How can I minimize a function $f(x)$ subject to $f(x) \geq 0$?
\begin{align} \min_x f(x)\\ \text{subject to } f(x) \geq 0\\ x \in \mathbb{R}^n \end{align}
Function $f(x)$ is continuous and twice-differentiable, but can be nonlinear, e.g., $$f(x) = C + \frac{1}{1-x}$$ where $C$ is a constant.
In general, this is a very difficult problem. If you have any more information about $f$, i.e. convex, nonnegative, linear, etc., then it will probably simplify the problem. If $n=1$, then this problem is also quite simple. In general, this problem is solvable, but it may break down into exponentially many sub-problems.

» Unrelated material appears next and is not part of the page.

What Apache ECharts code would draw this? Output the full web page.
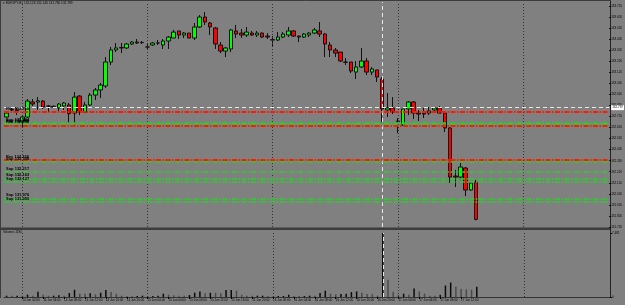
<!DOCTYPE html>
<html>
<head>
<meta charset="utf-8">
<script src="https://cdn.jsdelivr.net/npm/echarts@6/dist/echarts.min.js"></script>
<style>
html, body { margin: 0; padding: 0; background: #808080; }
#chart { width: 625px; height: 305px; }
</style>
</head>
<body>
<div id="chart"></div>
<script>
// EURJPY H1, 11 Jun 2021 21:00 .. 17 Jun 2021 15:00
var symbol = 'EURJPY,H1';

var opens = [132.715, 132.778, 132.776, 132.679, 132.715, 132.851, 132.851, 132.860, 132.815, 132.812,
  132.797, 132.815, 132.824, 132.751, 132.905, 132.760, 132.824, 132.914, 132.960, 132.996,
  133.213, 133.322, 133.345, 133.340, 133.376, 133.394, 133.388, 133.349, 133.367, 133.385,
  133.367, 133.403, 133.430, 133.494, 133.457, 133.475, 133.430, 133.530, 133.620, 133.566,
  133.521, 133.367, 133.312, 133.331, 133.494, 133.475, 133.457, 133.475, 133.457, 133.475,
  133.448, 133.415, 133.412, 133.439, 133.457, 133.494, 133.448, 133.439, 133.457, 133.475,
  133.494, 133.466, 133.367, 133.322, 133.303, 133.213, 133.213, 133.122, 133.168, 133.222,
  133.122, 133.141, 133.059, 132.779, 132.797, 132.679, 132.643, 132.788, 132.851, 132.751,
  132.751, 132.751, 132.779, 132.797, 132.751, 132.616, 132.181, 132.172, 132.254, 132.055,
  132.126];
var highs = [132.760, 132.797, 132.797, 132.724, 132.878, 132.878, 132.896, 132.869, 132.824, 132.820,
  132.842, 132.851, 132.842, 132.941, 132.914, 132.851, 132.932, 132.978, 133.023, 133.258,
  133.349, 133.385, 133.385, 133.385, 133.403, 133.421, 133.403, 133.376, 133.394, 133.412,
  133.421, 133.448, 133.503, 133.494, 133.484, 133.475, 133.566, 133.638, 133.665, 133.575,
  133.530, 133.394, 133.349, 133.512, 133.548, 133.512, 133.530, 133.494, 133.494, 133.480,
  133.475, 133.448, 133.484, 133.484, 133.530, 133.503, 133.452, 133.475, 133.484, 133.521,
  133.575, 133.475, 133.394, 133.340, 133.303, 133.249, 133.213, 133.222, 133.340, 133.249,
  133.168, 133.141, 133.077, 132.932, 132.896, 132.706, 132.788, 132.860, 132.860, 132.779,
  132.797, 132.806, 132.806, 132.815, 132.760, 132.625, 132.236, 132.299, 132.263, 132.127,
  132.146];
var lows = [132.706, 132.760, 132.733, 132.616, 132.706, 132.815, 132.779, 132.788, 132.760, 132.797,
  132.751, 132.779, 132.661, 132.625, 132.733, 132.751, 132.815, 132.869, 132.887, 132.978,
  133.186, 133.303, 133.294, 133.331, 133.367, 133.376, 133.376, 133.322, 133.358, 133.367,
  133.331, 133.331, 133.430, 133.421, 133.430, 133.430, 133.412, 133.521, 133.548, 133.457,
  133.331, 133.294, 133.258, 133.303, 133.430, 133.430, 133.439, 133.448, 133.439, 133.430,
  133.421, 133.349, 133.403, 133.430, 133.439, 133.439, 133.394, 133.430, 133.439, 133.466,
  133.439, 133.258, 133.258, 133.258, 133.213, 133.186, 133.113, 133.059, 133.159, 133.095,
  133.095, 133.032, 132.661, 132.715, 132.742, 132.570, 132.634, 132.733, 132.697, 132.679,
  132.706, 132.733, 132.751, 132.751, 132.579, 132.118, 132.082, 132.145, 132.000, 132.046,
  131.780];
var closes = [132.751, 132.782, 132.770, 132.715, 132.860, 132.833, 132.862, 132.806, 132.812, 132.805,
  132.833, 132.842, 132.745, 132.896, 132.760, 132.824, 132.914, 132.960, 133.005, 133.213,
  133.322, 133.340, 133.340, 133.376, 133.394, 133.385, 133.390, 133.349, 133.385, 133.385,
  133.403, 133.439, 133.484, 133.457, 133.475, 133.430, 133.530, 133.620, 133.575, 133.530,
  133.376, 133.312, 133.340, 133.503, 133.466, 133.457, 133.484, 133.457, 133.475, 133.439,
  133.439, 133.412, 133.439, 133.466, 133.494, 133.448, 133.439, 133.466, 133.475, 133.503,
  133.466, 133.376, 133.322, 133.294, 133.222, 133.210, 133.131, 133.168, 133.222, 133.122,
  133.150, 133.077, 132.788, 132.797, 132.760, 132.675, 132.788, 132.851, 132.751, 132.742,
  132.742, 132.770, 132.797, 132.751, 132.616, 132.172, 132.172, 132.263, 132.055, 132.118,
  131.789];
var volumes = [154, 149, 158, 152, 270, 154, 616, 270, 151, 156,
  193, 154, 462, 847, 385, 380, 424, 308, 501, 809,
  578, 385, 154, 116, 77, 116, 154, 116, 118, 154,
  385, 270, 193, 154, 150, 231, 501, 655, 424, 501,
  498, 424, 809, 812, 732, 270, 154, 151, 154, 157,
  116, 77, 116, 119, 270, 116, 113, 116, 154, 152,
  462, 732, 385, 308, 347, 385, 578, 655, 501, 347,
  344, 154, 7481, 2002, 616, 231, 385, 270, 1001, 655,
  385, 154, 151, 270, 1348, 1694, 1194, 924, 886, 847,
  1194];

// horizontal levels drawn on the chart (R = red, S = green)
var levelPrices = [132.760, 132.664, 132.649, 132.636, 132.326, 132.308, 132.217, 132.163, 132.127, 131.976, 131.950];
var levelKinds = ['R', 'S', 'S', 'R', 'R', 'S', 'S', 'S', 'S', 'S', 'S'];
var hLinePrice = 132.797;   // white dashed horizontal line
var vLineBar = 72;          // white dashed vertical line (16 Jun 21:00)

// price axis: ticks every 0.1 from 131.720
var priceMin = 131.72;
var priceStep = 0.1;
var priceMax = 133.756;

var months = ['Jan', 'Feb', 'Mar', 'Apr', 'May', 'Jun', 'Jul', 'Aug', 'Sep', 'Oct', 'Nov', 'Dec'];
var totalSlots = 116;
var categories = [];
var fridayStart = Date.UTC(2021, 5, 11, 21);
var mondayStart = Date.UTC(2021, 5, 14, 0);
for (var i = 0; i < totalSlots; i++) {
    var t = i < 3 ? fridayStart + i * 3600e3 : mondayStart + (i - 3) * 3600e3;
    var d = new Date(t);
    categories.push({ y: d.getUTCFullYear(), m: d.getUTCMonth(), d: d.getUTCDate(), h: d.getUTCHours() });
}
var catNames = categories.map(function (c) {
    return c.y + '.' + (c.m + 1) + '.' + c.d + ' ' + c.h;
});
var daySeps = [];
categories.forEach(function (c, i) { if (c.h === 0) daySeps.push(catNames[i]); });

function pad(n) { return n < 10 ? '0' + n : '' + n; }
function showLabel(index) {
    return index === 0 || (index >= 3 && (index - 3) % 4 === 0 && index < opens.length);
}

var chart = echarts.init(document.getElementById('chart'));

var candleData = opens.map(function (o, i) { return [o, closes[i], lows[i], highs[i]]; });
var volMax = Math.max.apply(null, volumes);
var last = opens.length - 1;

var font = 'Liberation Sans';
var levelLines = levelPrices.map(function (p, i) {
    var red = levelKinds[i] === 'R';
    return {
        yAxis: p,
        lineStyle: { color: red ? '#ff1a00' : '#2ecc2e', type: [5, 1.5, 1.5, 1.5], width: red ? 2 : 1.5 },
        label: {
            show: true, position: 'insideStartTop', distance: [2, 1],
            formatter: (red ? 'Res ' : 'Sup ') + p.toFixed(3),
            fontSize: 4, fontWeight: 'bold', color: '#000', fontFamily: font
        }
    };
});
var sepLines = daySeps.map(function (c) {
    return { xAxis: c, lineStyle: { color: '#333', type: [1, 2], width: 1 }, label: { show: false } };
});
var vLine = { xAxis: catNames[vLineBar], lineStyle: { color: '#e8e8e8', type: [4, 3], width: 1 }, label: { show: false } };

var option = {
    backgroundColor: '#808080',
    animation: false,
    textStyle: { fontFamily: font },
    grid: [
        { left: 4, right: 15, top: 2, height: 225 },
        { left: 4, right: 15, top: 233, height: 64 }
    ],
    xAxis: [
        {
            type: 'category', gridIndex: 0, data: catNames, boundaryGap: true,
            axisLine: { show: false }, axisTick: { show: false }, axisLabel: { show: false }
        },
        {
            type: 'category', gridIndex: 1, data: catNames, boundaryGap: true,
            axisLine: { show: true, lineStyle: { color: '#333', width: 1 } },
            axisTick: { show: true, interval: showLabel, length: 2, lineStyle: { color: '#000' }, alignWithLabel: true },
            axisLabel: {
                interval: showLabel, align: 'left', margin: 2, fontSize: 3, color: '#000',
                formatter: function (v, idx) {
                    var c = categories[idx];
                    if (idx === 0) return c.d + ' ' + months[c.m] + ' ' + c.y;
                    return c.d + ' ' + months[c.m] + ' ' + pad(c.h) + ':00';
                }
            }
        }
    ],
    yAxis: [
        {
            type: 'value', gridIndex: 0, position: 'right', min: priceMin, max: priceMax, interval: priceStep,
            axisLine: { show: false },
            axisTick: { show: true, length: 2, lineStyle: { color: '#000' } },
            axisLabel: { showMaxLabel: false, margin: 2, fontSize: 3, color: '#000',
                formatter: function (v) { return v.toFixed(3); } },
            splitLine: { show: false }
        },
        {
            type: 'value', gridIndex: 1, position: 'right', min: 0, max: volMax, interval: volMax,
            axisLine: { show: false },
            axisTick: { show: true, length: 2, lineStyle: { color: '#000' } },
            axisLabel: { margin: 2, fontSize: 3, color: '#000' },
            splitLine: { show: false }
        }
    ],
    series: [
        {
            type: 'candlestick', xAxisIndex: 0, yAxisIndex: 0,
            data: candleData,
            barWidth: 4,
            itemStyle: { color: '#00ff00', color0: '#ff0000', borderColor: '#111', borderColor0: '#111', borderWidth: 1 },
            markLine: {
                symbol: 'none', silent: true, animation: false,
                data: sepLines.concat([vLine]).concat(levelLines).concat([
                    {
                        yAxis: hLinePrice,
                        lineStyle: { color: '#e8e8e8', type: [4, 3], width: 1 },
                        label: { show: true, position: 'end', distance: 2, formatter: hLinePrice.toFixed(3),
                            backgroundColor: '#fff', color: '#000', fontSize: 3, padding: [1, 1] }
                    },
                    {
                        yAxis: closes[last],
                        lineStyle: { opacity: 0 },
                        label: { show: true, position: 'end', distance: 2, formatter: closes[last].toFixed(3),
                            backgroundColor: '#000', color: '#fff', fontSize: 3, padding: [1, 1] }
                    }
                ])
            }
        },
        {
            type: 'bar', xAxisIndex: 1, yAxisIndex: 1,
            data: volumes,
            barWidth: 1.5,
            itemStyle: {
                color: function (p) {
                    return p.dataIndex > 0 && volumes[p.dataIndex] < volumes[p.dataIndex - 1] ? '#4a4a4a' : '#0a0a0a';
                }
            },
            markLine: {
                symbol: 'none', silent: true, animation: false,
                data: sepLines.concat([vLine])
            }
        }
    ],
    graphic: [
        { type: 'rect', shape: { x: 0, y: 227.5, width: 610, height: 2.5 }, style: { fill: '#3c3c3c' }, silent: true },
        { type: 'line', shape: { x1: 610.5, y1: 0, x2: 610.5, y2: 298 }, style: { stroke: '#222', lineWidth: 1 }, silent: true },
        { type: 'line', shape: { x1: 0.5, y1: 0, x2: 0.5, y2: 298 }, style: { stroke: '#3c3c3c', lineWidth: 1 }, silent: true },
        { type: 'line', shape: { x1: 0, y1: 0.5, x2: 611, y2: 0.5 }, style: { stroke: '#3c3c3c', lineWidth: 1 }, silent: true },
        {
            type: 'text', left: 3, top: 2,
            style: {
                text: '\u25BE ' + symbol + ' ' + opens[last].toFixed(3) + ' ' + highs[last].toFixed(3) + ' ' +
                    lows[last].toFixed(3) + ' ' + closes[last].toFixed(3),
                fontSize: 3.2, fill: '#000', fontFamily: font
            }
        },
        {
            type: 'text', left: 3, top: 231,
            style: { text: 'Volumes ' + volumes[last], fontSize: 3, fill: '#000', fontFamily: font }
        }
    ]
};

chart.setOption(option);
</script>
</body>
</html>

If $x_{min}\in \Omega \subset \mathbb{R^n}$ is a minimum of $f(x)$ then $\textbf{D}f(x_{min})=0$ or $x_{min} \in \partial \Omega$ (the boundary of $\Omega$). Since $f(x)$ is continuous and $\Omega=\{x\in\mathbb{R^n}|f(x)\geq0\}$, then whenever $x_\partial \in \partial \Omega$, $0 = f(x_\partial) \leq f(x)$ for any $x \in \Omega$. Thus, if $f(x) < 0$ for any $x\in \mathbb{R^n}$, $\partial \Omega$ is nonempty, so the minimum of $f(x)$ on $\Omega$ is $0$.
We can easily check when this is the case as $f(x) < 0$ if and only if $\min[\lim_{||x||\rightarrow \infty} f(x)]<0$ or $f(x^*)<0$ for some $x^*$ such that $\textbf{D}f(x^*)=0$. If all of these are nonnegative, then $f(x)>0$ for all $x\in\mathbb{R^n}$. Otherwise, the minimum is $0$.
So, let's consider that $f(x) > 0$ for all $x\in\mathbb{R^n}$, so that $\partial \Omega = \emptyset$. Then, we can find $x_{min}^* = \arg\min_{\textbf{D}f(x^*)=0} f(x^*)$. To verify that $f(x_{min}^*)\leq f(x)$, we need to check that $f(x_{min}^*) \leq \min[\lim_{||x||\rightarrow \infty} f(x)]$. If this is the case, then $x_{min}^*$ minimizes $f$. Otherwise, $f$ has no global minimum and $\inf f = \min[\lim_{||x||\rightarrow \infty} f(x)]$
To calculuate $\min[\lim_{||x||\rightarrow \infty} f(x)]$, write $x = x(r,\theta)$ where $\theta \in [0,\pi]^{n-2}\times [0,2\pi)$ as a point on a sphere of radius $r$, and take $\lim_{r\rightarrow \infty} f(x(r,\theta)) = g(\theta)$. Minimizing $g$ may be challenging but is a reduction of order from minimizing $f$ and has a compact, convex domain.
If $f$ is a nonnegative convex function, then the minimum is unique and there are no maxima or saddles, so finding any $x^*$ such that $\textbf{D}f(x^*)=0$ guarantees that $f(x^*)<f(x)$ for all $x$.